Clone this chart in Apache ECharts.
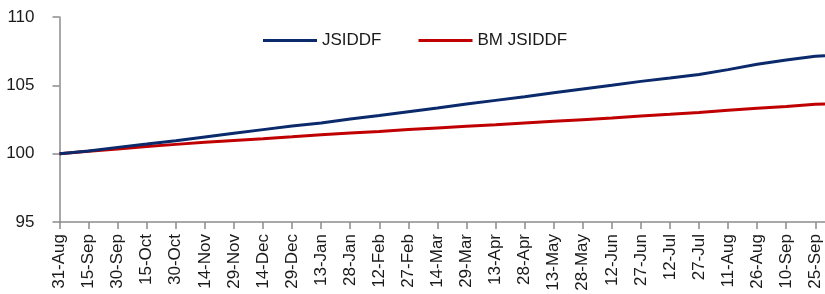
<!DOCTYPE html>
<html>
<head>
<meta charset="utf-8">
<script src="https://cdn.jsdelivr.net/npm/echarts@6/dist/echarts.min.js"></script>
<style>
html,body{margin:0;padding:0;background:#fff;}
#c{width:825px;height:294px;}
</style>
</head>
<body>
<div id="c"></div>
<script>
// Tick labels (every 15 days from 31-Aug)
var tickLabels = ['31-Aug','15-Sep','30-Sep','15-Oct','30-Oct','14-Nov','29-Nov','14-Dec','29-Dec','13-Jan','28-Jan','12-Feb','27-Feb','14-Mar','29-Mar','13-Apr','28-Apr','13-May','28-May','12-Jun','27-Jun','12-Jul','27-Jul','11-Aug','26-Aug','10-Sep','25-Sep'];
var tickDays = [0,15,30,45,60,75,90,105,120,135,150,165,180,195,210,225,240,255,270,285,300,315,330,345,360,375,390];
// Data points: day offset from 31-Aug
var dataDays = [0,15,30,45,60,75,90,105,120,135,150,165,180,195,210,225,240,255,270,285,300,315,330,345,360,375,390,395];
var jsiddf = [100,100.2,100.46,100.7,100.95,101.22,101.49,101.76,102.03,102.25,102.54,102.8,103.07,103.34,103.63,103.9,104.17,104.46,104.73,105.0,105.29,105.54,105.8,106.15,106.54,106.86,107.12,107.16];
var bmJsiddf = [100,100.17,100.34,100.53,100.68,100.83,100.97,101.1,101.24,101.39,101.51,101.63,101.76,101.88,102.0,102.12,102.25,102.37,102.49,102.61,102.76,102.88,103.02,103.17,103.32,103.46,103.61,103.64];
var seriesNames = ['JSIDDF','BM JSIDDF'];

function pairs(xs, ys){ return xs.map(function(x,i){ return [x, ys[i]]; }); }

var FONT = '"Liberation Sans", Arial, sans-serif';
var chart = echarts.init(document.getElementById('c'), null, {renderer:'canvas'});
chart.setOption({
  animation:false,
  backgroundColor:'#fff',
  textStyle:{fontFamily:FONT},
  grid:{left:59.5, right:0, top:17, bottom:72, containLabel:false, outerBoundsMode:'none'},
  legend:{
    left:258, top:27,
    itemWidth:54, itemHeight:3, itemGap:37,
    icon:'rect',
    textStyle:{fontFamily:FONT, fontSize:17, color:'#1a1a1a'},
    data:seriesNames
  },
  xAxis:{
    type:'value', min:0, max:395,
    axisLine:{show:true, lineStyle:{color:'#8c8c8c', width:1.5}},
    axisTick:{show:true, length:7, lineStyle:{color:'#8c8c8c', width:1.5}, customValues:tickDays},
    axisLabel:{
      customValues:tickDays,
      rotate:90, margin:12,
      fontFamily:FONT, fontSize:17, color:'#1a1a1a',
      formatter:function(v){ var i = tickDays.indexOf(Math.round(v)); return i>=0 ? tickLabels[i] : ''; }
    },
    splitLine:{show:false}
  },
  yAxis:{
    type:'value', min:95, max:110, interval:5,
    axisLine:{show:true, lineStyle:{color:'#8c8c8c', width:1.5}},
    axisTick:{show:true, length:7, lineStyle:{color:'#8c8c8c', width:1.5}},
    axisLabel:{margin:25, fontFamily:FONT, fontSize:17, color:'#1a1a1a'},
    splitLine:{show:false}
  },
  series:[
    {name:seriesNames[0], type:'line', data:pairs(dataDays, jsiddf), showSymbol:false, symbol:'none',
     lineStyle:{color:'#0a2a6b', width:3}, itemStyle:{color:'#0a2a6b'}, z:3},
    {name:seriesNames[1], type:'line', data:pairs(dataDays, bmJsiddf), showSymbol:false, symbol:'none',
     lineStyle:{color:'#c00000', width:3}, itemStyle:{color:'#c00000'}, z:2}
  ]
});
</script>
</body>
</html>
*****
• **What the task requires**
Print the full listing exactly, dropping the pictures.

• **Exercise response**
Clone this chart in Apache ECharts.
<!DOCTYPE html>
<html>
<head>
<meta charset="utf-8">
<script src="https://cdn.jsdelivr.net/npm/echarts@6/dist/echarts.min.js"></script>
<style>
html,body{margin:0;padding:0;background:#fff;}
#c{width:825px;height:294px;}
</style>
</head>
<body>
<div id="c"></div>
<script>
// Tick labels (every 15 days from 31-Aug)
var tickLabels = ['31-Aug','15-Sep','30-Sep','15-Oct','30-Oct','14-Nov','29-Nov','14-Dec','29-Dec','13-Jan','28-Jan','12-Feb','27-Feb','14-Mar','29-Mar','13-Apr','28-Apr','13-May','28-May','12-Jun','27-Jun','12-Jul','27-Jul','11-Aug','26-Aug','10-Sep','25-Sep'];
var tickDays = [0,15,30,45,60,75,90,105,120,135,150,165,180,195,210,225,240,255,270,285,300,315,330,345,360,375,390];
// Data points: day offset from 31-Aug
var dataDays = [0,15,30,45,60,75,90,105,120,135,150,165,180,195,210,225,240,255,270,285,300,315,330,345,360,375,390,395];
var jsiddf = [100,100.2,100.46,100.7,100.95,101.22,101.49,101.76,102.03,102.25,102.54,102.8,103.07,103.34,103.63,103.9,104.17,104.46,104.73,105.0,105.29,105.54,105.8,106.15,106.54,106.86,107.12,107.16];
var bmJsiddf = [100,100.17,100.34,100.53,100.68,100.83,100.97,101.1,101.24,101.39,101.51,101.63,101.76,101.88,102.0,102.12,102.25,102.37,102.49,102.61,102.76,102.88,103.02,103.17,103.32,103.46,103.61,103.64];
var seriesNames = ['JSIDDF','BM JSIDDF'];

function pairs(xs, ys){ return xs.map(function(x,i){ return [x, ys[i]]; }); }

var FONT = '"Liberation Sans", Arial, sans-serif';
var chart = echarts.init(document.getElementById('c'), null, {renderer:'canvas'});
chart.setOption({
  animation:false,
  backgroundColor:'#fff',
  textStyle:{fontFamily:FONT},
  grid:{left:59.5, right:0, top:17, bottom:72, containLabel:false, outerBoundsMode:'none'},
  legend:{
    left:258, top:27,
    itemWidth:54, itemHeight:3, itemGap:37,
    icon:'rect',
    textStyle:{fontFamily:FONT, fontSize:17, color:'#1a1a1a'},
    data:seriesNames
  },
  xAxis:{
    type:'value', min:0, max:395,
    axisLine:{show:true, lineStyle:{color:'#8c8c8c', width:1.5}},
    axisTick:{show:true, length:7, lineStyle:{color:'#8c8c8c', width:1.5}, customValues:tickDays},
    axisLabel:{
      customValues:tickDays,
      rotate:90, margin:12,
      fontFamily:FONT, fontSize:17, color:'#1a1a1a',
      formatter:function(v){ var i = tickDays.indexOf(Math.round(v)); return i>=0 ? tickLabels[i] : ''; }
    },
    splitLine:{show:false}
  },
  yAxis:{
    type:'value', min:95, max:110, interval:5,
    axisLine:{show:true, lineStyle:{color:'#8c8c8c', width:1.5}},
    axisTick:{show:true, length:7, lineStyle:{color:'#8c8c8c', width:1.5}},
    axisLabel:{margin:25, fontFamily:FONT, fontSize:17, color:'#1a1a1a'},
    splitLine:{show:false}
  },
  series:[
    {name:seriesNames[0], type:'line', data:pairs(dataDays, jsiddf), showSymbol:false, symbol:'none',
     lineStyle:{color:'#0a2a6b', width:3}, itemStyle:{color:'#0a2a6b'}, z:3},
    {name:seriesNames[1], type:'line', data:pairs(dataDays, bmJsiddf), showSymbol:false, symbol:'none',
     lineStyle:{color:'#c00000', width:3}, itemStyle:{color:'#c00000'}, z:2}
  ]
});
</script>
</body>
</html>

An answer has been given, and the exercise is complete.